Deutschlands reichste Kasse war zum Stichtag 31. Dezember 2018 wieder einmal die AOK Sachsen-Anhalt. Mit einem pro-Kopf-Gesamtvermögen von 1.200,86 EUR je Versicherten schoß sie den Vogel ab. Mehr als das Dreizehnfache der "ärmsten" Kasse, die aus Hessen stammt. Wer den Magdeburgern diese Lizenz zum Gelddrucken verabreichte, das dürfte wohl nie herauskommen. Eine der kleinsten Betriebskrankenkassen (BKKen), die BKK Groz-Beckert, in den letzten Jahren stets Spitzenreiter des Rankings, folgt der Ortskrankenkasse mit 1.199,72 EUR dicht auf dem Fuße. Auf Platz 3 erscheint erneut die BKK Euregio. Vorgerobbt haben sich weitere BKKen. Und unter den 25 vermögendsten Körperschaften finden sich vier weitere AOKen aus Dresden, Hannover, Bremen und dem hessischen Bad Homburg, die Bochumer Knappschaft (KBS) und mit der Bremer handelskrankenkasse (hkk) nur eine Ersatzkasse. Eine Innungskrankenkasse (IKK) sucht man auf den vorderen Plätzen vergeblich.

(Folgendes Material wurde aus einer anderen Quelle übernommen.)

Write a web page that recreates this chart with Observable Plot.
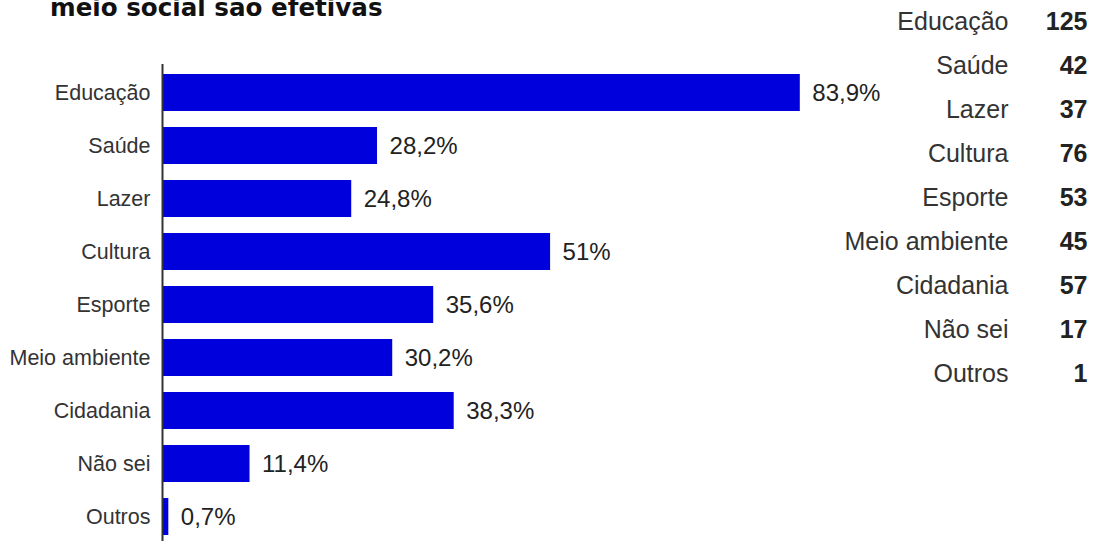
<!DOCTYPE html>
<html>
<head>
<meta charset="utf-8">
<script src="https://cdn.jsdelivr.net/npm/d3@7"></script>
<script src="https://cdn.jsdelivr.net/npm/@observablehq/plot@0.6"></script>
<style>
  html, body { margin: 0; padding: 0; background: #fff; }
  #wrap { position: relative; width: 1097px; height: 541px; overflow: hidden; background: #fff; }
  #wrap svg { position: absolute; left: 0; top: 0; }
  #title { position: absolute; left: 50px; top: -4px; font: bold 24.6px "DejaVu Sans", sans-serif; line-height: 24px; color: #111; white-space: nowrap; }
</style>
</head>
<body>
<div id="wrap">
  <div id="title">meio social são efetivas</div>
</div>
<script>
const categories = ["Educação", "Saúde", "Lazer", "Cultura", "Esporte", "Meio ambiente", "Cidadania", "Não sei", "Outros"];
const percents = [83.9, 28.2, 24.8, 51, 35.6, 30.2, 38.3, 11.4, 0.7];
const counts = [125, 42, 37, 76, 53, 45, 57, 17, 1];

const rows = categories.map((c, i) => ({cat: c, pct: percents[i], n: counts[i]}));
const fmt = v => String(v).replace(".", ",") + "%";
const font = "'Liberation Sans', Arial, sans-serif";

const bars = Plot.plot({
  width: 1097, height: 541,
  marginTop: 64, marginBottom: 0, marginLeft: 163, marginRight: 175,
  x: {domain: [0, 100], axis: null},
  y: {domain: categories, range: [56.3, 552.7], padding: 0.3},
  style: {fontFamily: font, background: "transparent", overflow: "visible"},
  marks: [
    Plot.barX(rows, {x: "pct", y: "cat", fill: "#0000dc"}),
    Plot.ruleX([0], {stroke: "#333", strokeWidth: 2, dx: -1}),
    Plot.text(rows, {x: "pct", y: "cat", text: d => fmt(d.pct), textAnchor: "start", dx: 12, fontSize: 24, fill: "#222"}),
    Plot.axisY({tickSize: 0, tickPadding: 13, fontSize: 21.5, fill: "#333", label: null})
  ]
});

const table = Plot.plot({
  width: 1097, height: 541,
  marginTop: 0, marginBottom: 0, marginLeft: 0, marginRight: 10,
  y: {type: "point", domain: categories, range: [20, 374], padding: 0, axis: null},
  style: {fontFamily: font, background: "transparent", overflow: "visible"},
  marks: [
    Plot.text(rows, {y: "cat", text: "cat", frameAnchor: "right", textAnchor: "end", dx: -79, fontSize: 25, fill: "#333"}),
    Plot.text(rows, {y: "cat", text: d => String(d.n), frameAnchor: "right", textAnchor: "end", fontSize: 25, fontWeight: "bold", fill: "#222"})
  ]
});

const wrap = document.getElementById("wrap");
wrap.appendChild(bars);
wrap.appendChild(table);
</script>
</body>
</html>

Unter den 15 ärmsten Kassen finden sich nur mittelgroße BKKen, mit der BIG direkt gesund eine IKK, dafür aber mit der DAK Gesundheit, der BARMER und der KKH gleich drei Ersatzkassen. Ein jüngst im Ersatzkassenverband vdek geschlossener Vertrag über freiwillige Finanzhilfen gem. § 265 b SGB V dürfte also so seine Berechtigung haben. Schlußlicht ist in diesem Jahr die Melsunger BKK Wirtschaft & Finanzen mit einem pro-Kopf-Vermögen von mageren 90,66 EUR je Versicherten.
Neben den Vermögen der Krankenkassen sorgen die gesetzlich vorgeschriebenen Rücklagen häufig für politischen Zündstoff. Mit mindestens einem Viertel einer Monatsausgabe soll eine Krankenkasse ausreichend vor finanziell kritischen Ereignissen abgesichert sein. Andererseits sind die Rücklagen nach oben gedeckelt. Sie darf nach dem GKV-VEG nur noch eine volle Monatsausgabe betragen, 2018 war es noch das 1,5fache einer Monatsausgabe. Die "reichen" Kassen horten - sehr zum Unwillen von CDU-Bundesgesundheitsminister Jens Spahn (39) - ein Mehrfaches. Wie schon beim Gesamtvermögen führt die AOK Sachsen-Anhalt auch dieses Ranking mit 344,40 EUR je Versicherten an.
Neben der AOK PLUS mit 295,53 EUR konnte auch eine weitere AOK-Schwester ihre Rücklagen stark erhöhen: Von 136,65 EUR im Jahr 2017 auf 276,34 EUR je Versicherten 2018 erreichte die AOK Bremen/ Bremerhaven eine stolze Verdopplung ihrer Rücklagen. In der Liste der 30 Kassen mit den höchsten Rücklagen finden sich neben einigen Betriebskrankenkassen auch die Knappschaft (KBS) mit leicht zurückgegangenen 239,90 EUR sowie die Handelskrankenkasse (hkk) mit leicht gestiegenen 207,99 EUR pro Versicherten. Mit 38,30 EUR bildete 2018 die BKK Herkules das untere Ende des Rankings ab. Die großen Ersatzkassen BARMER und DAK-Gesundheit konnten indes ihre Rücklagen - wie schon im Jahresvergleich zuvor - weiter stabilisieren.